Posted by Adam Christian | I-Report | Tuesday 3 November 2009 6:01 pm

This past weekend I had the opportunity to see a fascinating photography exhibit at LACMA, New Topographics, the re-creation of a 1975 exhibit originally held at the International Museum of Photography, George Eastman House. Misunderstood and critically underappreciated at the time, it documents seemingly banal subjects such as tract homes in nondescript suburbs, commercial strips, parking lots, and other “everyday” objects of the postwar built environment.
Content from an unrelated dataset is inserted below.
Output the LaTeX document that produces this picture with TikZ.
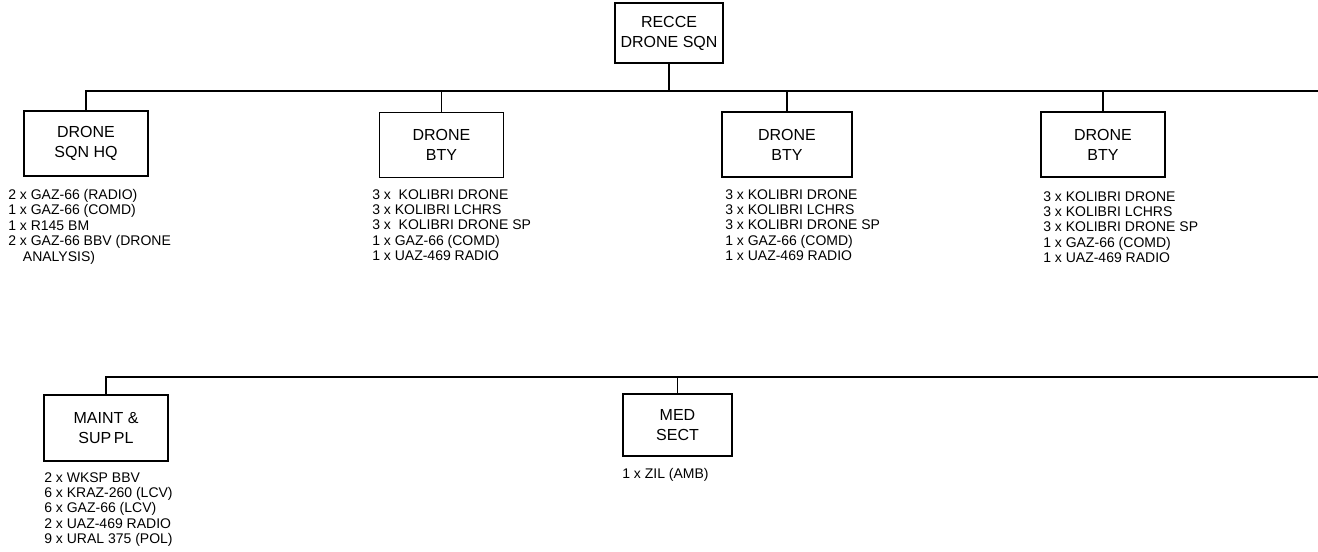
\documentclass[tikz,border=0pt]{standalone}
\usepackage{fontspec}
\setmainfont{Liberation Sans}

\begin{document}
\begin{tikzpicture}[x=0.75pt, y=-0.75pt,
  unitbox/.style={draw, line width=0.8pt, inner sep=0pt, align=center,
    minimum width=93pt, minimum height=48.75pt,
    font=\fontsize{12}{15}\selectfont},
  eqlist/.style={anchor=north west, inner sep=0pt, align=left,
    font=\fontsize{10.5}{11.6}\selectfont},
  link/.style={line width=0.8pt}]
  \useasboundingbox (0,0) rectangle (1318,552);

  % the units
  \node[unitbox, minimum width=81pt, minimum height=45pt] (sqn) at (669,33) {RECCE\\DRONE SQN};
  \node[unitbox] (hq) at (86,143.5) {DRONE\\SQN HQ};
  \node[unitbox] (bty1) at (441.5,145) {DRONE\\BTY};
  \node[unitbox, minimum width=97.5pt] (bty2) at (787,144.5) {DRONE\\BTY};
  \node[unitbox] (bty3) at (1103,144.5) {DRONE\\BTY};
  \node[unitbox, minimum height=49.5pt] (maint) at (106,428) {MAINT \&\\SUP\,PL};
  \node[unitbox, minimum width=81.75pt, minimum height=46.5pt] (med) at (677.5,425) {MED\\SECT};

  % the equipment under each unit
  \node[eqlist] (hqeq) at (8,189) {2 x GAZ-66 (RADIO)\\1 x GAZ-66 (COMD)\\1 x R145 BM\\2 x GAZ-66 BBV (DRONE\\\hspace*{11pt}ANALYSIS)};
  \node[eqlist] (bty1eq) at (372,189) {3 x\ \ KOLIBRI DRONE\\3 x KOLIBRI LCHRS\\3 x\ \ KOLIBRI DRONE SP\\1 x GAZ-66 (COMD)\\1 x UAZ-469 RADIO};
  \node[eqlist] (bty2eq) at (725,189) {3 x KOLIBRI DRONE\\3 x KOLIBRI LCHRS\\3 x KOLIBRI DRONE SP\\1 x GAZ-66 (COMD)\\1 x UAZ-469 RADIO};
  \node[eqlist] (bty3eq) at (1043,191) {3 x KOLIBRI DRONE\\3 x KOLIBRI LCHRS\\3 x KOLIBRI DRONE SP\\1 x GAZ-66 (COMD)\\1 x UAZ-469 RADIO};
  \node[eqlist] (mainteq) at (44,472) {2 x WKSP BBV\\6 x KRAZ-260 (LCV)\\6 x GAZ-66 (LCV)\\2 x UAZ-469 RADIO\\9 x URAL 375 (POL)};
  \node[eqlist] (medeq) at (622,468) {1 x ZIL (AMB)};

  % the right ends of the two buses
  \coordinate (topbus) at (1318,91);
  \coordinate (lowbus) at (1318,377);

  % draw the lines
  \draw[link] (sqn.south) -- (sqn.south |- topbus);
  \draw[link] (hq.north) |- (topbus);
  \foreach \unit in {bty1,bty2,bty3}
    \draw[link] (\unit.north) -- (\unit.north |- topbus);
  \draw[link] (maint.north) |- (lowbus);
  \draw[link] (med.north) -- (med.north |- lowbus);
\end{tikzpicture}
\end{document}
The work of these photographers is no less captivating today, even as the terrain it covers is more familiar to the viewing public.

Suburbs often lend themselves to various moralizing statements (about a spiritual void in American culture or about our unsustainable consumption of land and resources, for instance), but these photographs generally avoid value-laden judgments on the inhabitants of these arguably “ugly” buildings and aesthetically-minimalist landscapes. Nor do they read, more than thirty years later, as an anthropological time capsule, a window into shifting modes of architecture and living. Instead, intentionally or not, much of the work feels redemptive of the uniquely American visual vernacular that are today’s first-generation suburbs. Robert Adams, whose photographic series The New West receives prominent placement in the LACMA exhibit, would probably disagree strongly with my interpretation, as he makes his own contempt for suburbia well-known in the accompanying text to his book. But such is the nature of art–its visual meaning sometimes escapes the author’s control and becomes something quite opposite of the original intention.  The show is definitely worth seeing before it closes in January 2010.